Cette ville n’est pas seulement une ville, elle prend la forme d’organismes cellulaires et son déploiement s’inspire du monde végétal, organique et astronomique. C’est dans ce mouvement urbanorganique que l’artiste à fondé sa ville, inspirée par les mots de Susan Stewart à propos du travail d’Anthony Gormley. « Un édifice – à l’image d’une ville ou d’un univers – peut être doté d’un cœur et de poumons, d’un centre et de peau. Et, comme l’œuvre Sieve (1996-1997) de Gormley le montre, notre propre cœur, nos poumons et d’autres de nos organes peuvent être considérés comme des machines vivantes – filtrant, pompant, martelant, canalisant, engageant le fonctionnement nécessaire à la vie.
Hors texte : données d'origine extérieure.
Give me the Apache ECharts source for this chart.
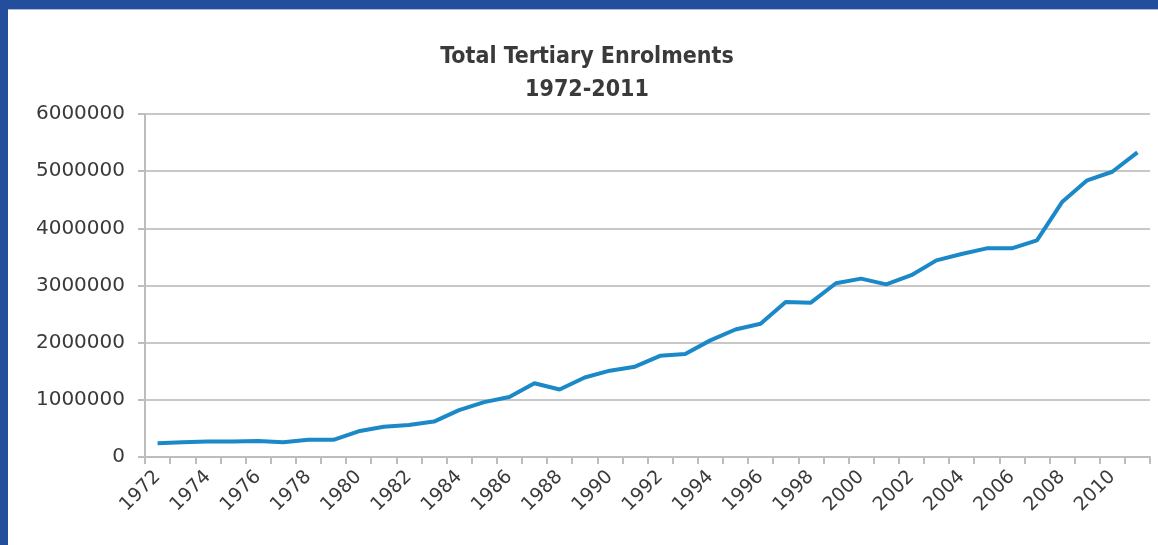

Dès que l’on commence à imaginer ces procédés qui nous animent et ces procédés que nous entamons ainsi que ceux qui sont ininterrompus, la métaphysique de l’intériorité et de l’extériorité commence à disparaître, et la création n’est plus alors seulement l’acte d’animer ce qui était sans vie. L’expansion et la contraction sont les mouvements primordiaux de l’univers et chaque sculpture ou installation de Gormley est une méditation essentielle sur la répétition de ce mouvement de respiration » Emilie Losch cherche à donner vie à ce système architectural en transformant la trace figée en trait animé. L’artiste travaille en véritable architecte de l’image, elle s’immisce dans l’infiniment grand et l’infiniment petit. Étape par étape, la ville de l’artiste prend racine et se développe de manière tentaculaire puis dans une respiration soudaine elle se contracte pour revenir au noyau de sa création, centre d’une construction complexe qui n’est pas sans rappeler l’évolutivité des schémas de recherches du mouvement Archigram dans les années 1950. Au-delà d’un travail d’architecture de réseaux, Emilie Losch s’inspire de nouveaux enjeux de mobilités. « La mobilité est envisagée au-delà de l’unité d’habitation. Concernés par l’accroissement de la population dans les villes, par l’augmentation des flux, et confrontés dans l’idée que le changement est permanent, les architectes imaginent la mobilité à l’échelle de la ville. »4
À travers cette « superstructure » Emilie Losch déploie une topographie artificielle et nous propose un ascétisme, une illusion, un mirage architectural.